Israel on Thursday launched rockets at an artillery launch site in Lebanon as a response to attacks from the Lebanese earlier this week, officials said.
The Israeli military said fighter jets targeted the launch sites from which the Lebanese rocket attacks originated on Wednesday. A separate infrastructure used in past terror attacks on Israeli territory was also struck in the airstrikes.
"Fighter jets struck the launch sites and infrastructure used for terror in Lebanon from which the rockets were launched," the Israeli Defense Force (IDF) said in a statement.
The strike reportedly hit an empty area in the Marjayoun district. There were no immediate reports of casualties.

The IDF said the attack serves as a warning to the state of Lebanon to prevent "further attempts to harm Israeli civilians and Israel’s sovereignty" as Israel blames the country for the heavy fire of artillery the previous day.

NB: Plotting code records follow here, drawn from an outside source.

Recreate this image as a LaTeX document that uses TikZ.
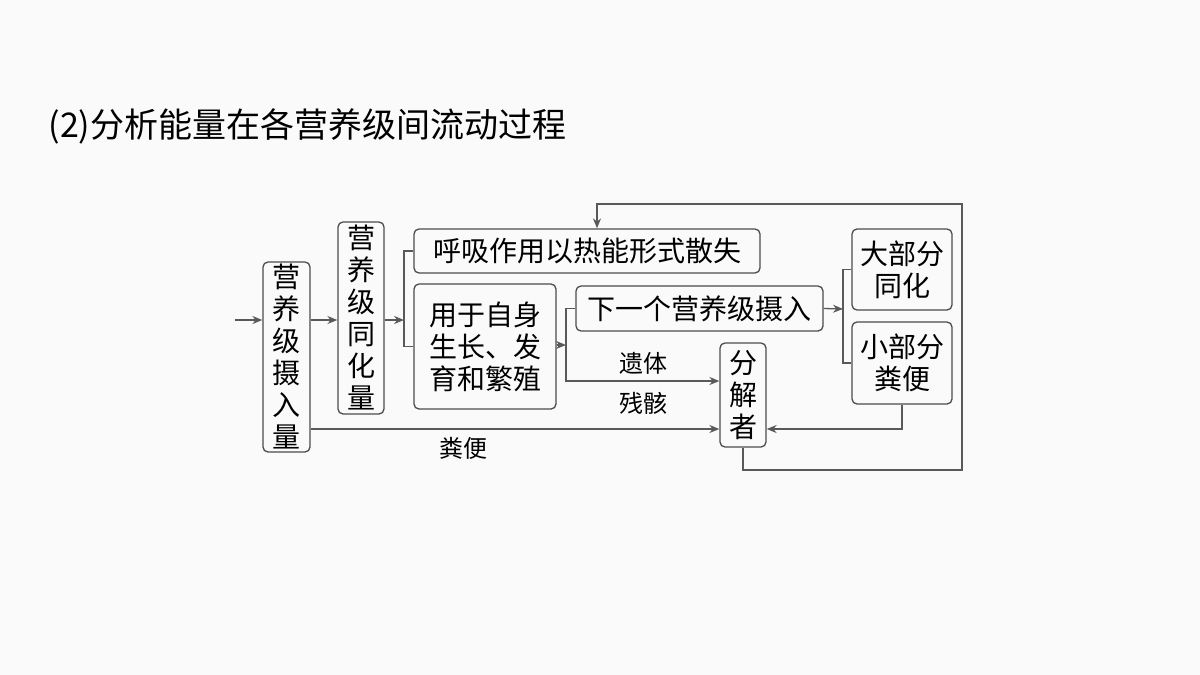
\documentclass[tikz,border=0pt]{standalone}
\usepackage{fontspec}
\newfontfamily\cjk{Noto Sans CJK SC}
\usetikzlibrary{arrows.meta}
\begin{document}
\begin{tikzpicture}[x=1pt,y=-1pt,
  bx/.style={draw=black!70,line width=1.3pt,rounded corners=5pt,inner sep=0pt,font=\cjk\fontsize{28}{32}\selectfont,align=center},
  ln/.style={draw=black!65,line width=1.3pt},
  ar/.style={ln,-{Stealth[length=10pt,width=8pt]}}]
\fill[white!96!gray] (0,0) rectangle (1200,675);
\useasboundingbox (0,0) rectangle (1200,675);
\node[anchor=west,font=\cjk\fontsize{34}{40}\selectfont] (title) at (45,126) {(2)分析能量在各营养级间流动过程};
\node[bx,minimum width=47,minimum height=190] (a) at (286.5,357) {营\\养\\级\\摄\\入\\量};
\node[bx,minimum width=46,minimum height=192] (b) at (361,318) {营\\养\\级\\同\\化\\量};
\node[bx,minimum width=346,minimum height=44] (c) at (587,251) {呼吸作用以热能形式散失};
\node[bx,minimum width=142,minimum height=125] (d) at (485,346.5) {用于自身\\生长、发\\育和繁殖};
\node[bx,minimum width=247,minimum height=45] (e) at (699.5,308.5) {下一个营养级摄入};
\node[bx,minimum width=46,minimum height=104] (f) at (743,395) {分\\解\\者};
\node[bx,minimum width=100,minimum height=81] (g) at (902,269.5) {大部分\\同化};
\node[bx,minimum width=100,minimum height=82] (h) at (902,363) {小部分\\粪便};
\coordinate (in) at (235,320);
\draw[ar] (in) -- (a.west |- in);
\draw[ar] (a.east |- in) -- (b.west |- in);
\coordinate (j1) at (404,320);
\draw[ar] (b.east |- j1) -- (j1);
\draw[ln] (c.west) -| (j1) |- (d.west);
\coordinate (j2) at (566,345);
\draw[ar] (d.east |- j2) -- (j2);
\draw[ln] (e.west) -| (j2);
\coordinate (j3) at (566,381);
\draw[ar] (j2) -- (j3) -- (f.west |- j3);
\node[font=\cjk\fontsize{24}{28}\selectfont] (l1) at (643,363) {遗体};
\node[font=\cjk\fontsize{24}{28}\selectfont] (l2) at (643,403) {残骸};
\coordinate (j4) at (843,309);
\draw[ar] (e.east) -- (j4);
\draw[ln] (g.west) -| (j4) |- (h.west);
\coordinate (k) at (903,429);
\draw[ar] (h.south) |- (f.east |- k);
\draw[ar] (a.east |- k) -- (f.west |- k);
\node[font=\cjk\fontsize{24}{28}\selectfont] (l3) at (463,448) {粪便};
\coordinate (r1) at (962,470);
\coordinate (r2) at (597,204);
\draw[ar] (f.south) |- (r1) |- (r2) -- (c.north -| r2);
\end{tikzpicture}
\end{document}
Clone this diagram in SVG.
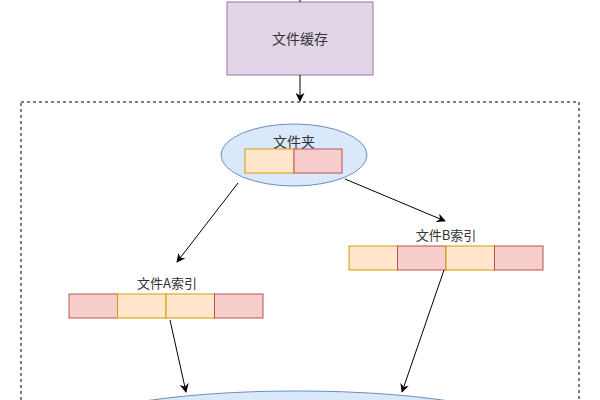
<svg xmlns="http://www.w3.org/2000/svg" width="600" height="400" viewBox="0 0 600 400">
<defs>
<style>
text{font-family:"Noto Sans CJK SC","Liberation Sans",sans-serif;font-size:13px;fill:#333;text-anchor:middle;}
.or{fill:#ffe6cc;stroke:#d79b00;stroke-width:1;}
.rd{fill:#f8cecc;stroke:#b85450;stroke-width:1;}
.el{fill:#dae8fc;stroke:#6c8ebf;stroke-width:1;}
.ln{stroke:#000;stroke-width:1;fill:none;}
</style>
<marker id="ah" viewBox="0 0 10 10" refX="9" refY="5" markerWidth="9" markerHeight="9" orient="auto" markerUnits="userSpaceOnUse">
<path d="M0,0 L10,5 L0,10 L3,5 Z" fill="#000"/>
</marker>
</defs>
<rect width="600" height="400" fill="#fff"/>
<g id="container">
<rect x="21" y="102" width="558" height="320" fill="none" stroke="#000" stroke-width="1" stroke-dasharray="3,3"/>
</g>
<g id="cache">
<rect x="227" y="2" width="146" height="73" fill="#e1d5e7" stroke="#9673a6" stroke-width="1"/>
<text x="300" y="44" style="font-size:14px">文件缓存</text>
</g>
<g id="folder">
<ellipse cx="294" cy="155" rx="73" ry="31" class="el"/>
<text x="294" y="147" style="font-size:14px">文件夹</text>
<rect x="245" y="149" width="49" height="24" class="or"/>
<rect x="294" y="149" width="48" height="24" class="rd"/>
</g>
<g id="indexB">
<text x="446" y="240">文件B索引</text>
<rect x="349" y="246" width="48.5" height="24" class="or"/>
<rect x="397.5" y="246" width="48.5" height="24" class="rd"/>
<rect x="446" y="246" width="48.5" height="24" class="or"/>
<rect x="494.5" y="246" width="48.5" height="24" class="rd"/>
</g>
<g id="indexA">
<text x="167" y="288">文件A索引</text>
<rect x="69" y="294" width="48.5" height="24" class="rd"/>
<rect x="117.5" y="294" width="48.5" height="24" class="or"/>
<rect x="166" y="294" width="48.5" height="24" class="or"/>
<rect x="214.5" y="294" width="48.5" height="24" class="rd"/>
</g>
<g id="storage">
<ellipse cx="297" cy="433" rx="235" ry="42" class="el"/>
</g>
<g id="connectors">
<line x1="300" y1="0" x2="300" y2="2" class="ln"/>
<line x1="300" y1="75" x2="300" y2="101" class="ln" marker-end="url(#ah)"/>
<line x1="238" y1="183" x2="177" y2="262" class="ln" marker-end="url(#ah)"/>
<line x1="345" y1="179" x2="445" y2="221" class="ln" marker-end="url(#ah)"/>
<line x1="170" y1="320" x2="186" y2="392" class="ln" marker-end="url(#ah)"/>
<line x1="444" y1="270" x2="402" y2="392" class="ln" marker-end="url(#ah)"/>
</g>
</svg>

Multiple rockets were fired from Lebanese territory into northern Israel on Wednesday shortly after noon, causing warning sirens to sound in the Kiryat Shmona area. Two rockets hit open areas, while the third fell short of the border.
"Three rockets were fired from Lebanon into Israeli territory," the army said in a statement. "In response … artillery forces fired into Lebanese territory."


While Hezbollah's al-Manar TV has reported on the Israeli action, the group itself was yet to issue any statement.
The border has been mostly quiet since Israel fought a 2006 war against Hezbollah terrorists. An Israeli aircraft struck Hezbollah posts in the border area last summer.
Lebanese President Michel Aoun said Israel's airstrikes were the first targeting Lebanese villages since 2006 and showed an escalation in its "aggressive intent."
Hezbollah’s Origins
During the 1980s there were more than a dozen militias in Lebanon but after the Lebanese Civil War ended in 1990 all militia groups surrendered their arms to the government except Hezbollah which kept its weapons, Dr. Edy Cohen, Ph.D. at Bar-Ilan University in Israel and an expert on the Middle East at the Begin-Sadat Center for Strategic Studies told The Epoch Times in an interview.Hezbollah’s leaders are Lebanese but the group has had very close ties to Iran for years. It carries out Iranian instructions, and receives financial support, intelligence, and materiel from Iran, Cohen said. Since the end of the Civil War, for about 30 years, Hezbollah has treated itself as a country inside a country, he added.